High amount of rx dropped packets...exacerbated when using bonding
I've been wrestling around with this issue for awhile now and so far have come up with nothing to solve it. I built a new file server at my house and put 2 dual nic Intel 82571EB cards inside of it with the intention of 2 ports being used for the server side network sharing files via NFS and the other 2 ports for filer to filer communications mainly for DRBD synchronization. The server side is configured to use balance-alb and the private side is balance-rr. I have another machine connected to the private side using 2 single port Intel 82544GC cards. After setting everything up (including MTU 9000 on all interfaces), I started running tests with iperf and noticed that both bonds were performing poorly. Both sides could never get above 700Mb/s and were showing huge amounts of rx dropped packets (3+ million after just a few tests).
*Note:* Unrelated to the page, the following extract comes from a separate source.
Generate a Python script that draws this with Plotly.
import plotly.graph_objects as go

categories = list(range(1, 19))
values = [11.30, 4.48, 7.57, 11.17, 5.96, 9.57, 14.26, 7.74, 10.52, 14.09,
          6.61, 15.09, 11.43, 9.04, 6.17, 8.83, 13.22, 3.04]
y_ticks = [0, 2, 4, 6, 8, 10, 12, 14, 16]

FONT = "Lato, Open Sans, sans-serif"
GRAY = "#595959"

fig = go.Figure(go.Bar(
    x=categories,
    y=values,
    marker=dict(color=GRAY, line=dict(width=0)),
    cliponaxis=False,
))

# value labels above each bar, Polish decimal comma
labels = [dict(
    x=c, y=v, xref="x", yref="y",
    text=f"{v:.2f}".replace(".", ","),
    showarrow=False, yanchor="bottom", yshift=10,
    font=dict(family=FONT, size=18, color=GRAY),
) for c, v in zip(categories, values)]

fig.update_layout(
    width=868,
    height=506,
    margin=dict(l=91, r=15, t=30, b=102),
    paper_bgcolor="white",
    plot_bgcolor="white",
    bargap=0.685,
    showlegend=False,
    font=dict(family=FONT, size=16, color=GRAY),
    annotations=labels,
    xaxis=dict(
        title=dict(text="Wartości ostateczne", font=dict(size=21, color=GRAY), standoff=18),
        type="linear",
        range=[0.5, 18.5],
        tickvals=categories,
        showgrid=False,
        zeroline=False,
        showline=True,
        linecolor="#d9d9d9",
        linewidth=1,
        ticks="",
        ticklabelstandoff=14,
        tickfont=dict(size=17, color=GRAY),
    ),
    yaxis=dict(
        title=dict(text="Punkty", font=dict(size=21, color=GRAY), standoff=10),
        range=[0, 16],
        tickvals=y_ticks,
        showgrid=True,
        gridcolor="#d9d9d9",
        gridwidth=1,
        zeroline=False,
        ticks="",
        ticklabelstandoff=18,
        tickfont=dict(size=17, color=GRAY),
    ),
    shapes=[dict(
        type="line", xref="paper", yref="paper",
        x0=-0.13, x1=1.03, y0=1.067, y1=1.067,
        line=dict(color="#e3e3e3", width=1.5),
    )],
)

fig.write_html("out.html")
I've been concentrating on the private side for the time being and can get line speed when connecting from new server to old and above 900Mb/s the opposite way when setting up each NIC individually without bonding. Despite getting line speed, I always see very large amounts of dropped rx packets on only the new servers NICs (200,000+ after a few tests). I'm assuming that bonding is exacerbating the issue and that's why speeds ultimately get alot slower when doing tests over the bonds.
So far I've tried everything I could find online to include upping tcp_reordering to 127, increasing the rx ring buffer to 512, 2048, and 4096, setting rx_usecs to 10, along with a host of tcp protocol tweaks. Ethtool shows no errors on the interfaces, however tx_restart_queue is currently sitting at almost 200,000.
I'd appreciate anyone's insight on this as I was expecting to get closer to 2 gigabit speed on the private side to improve throughput for DRBD.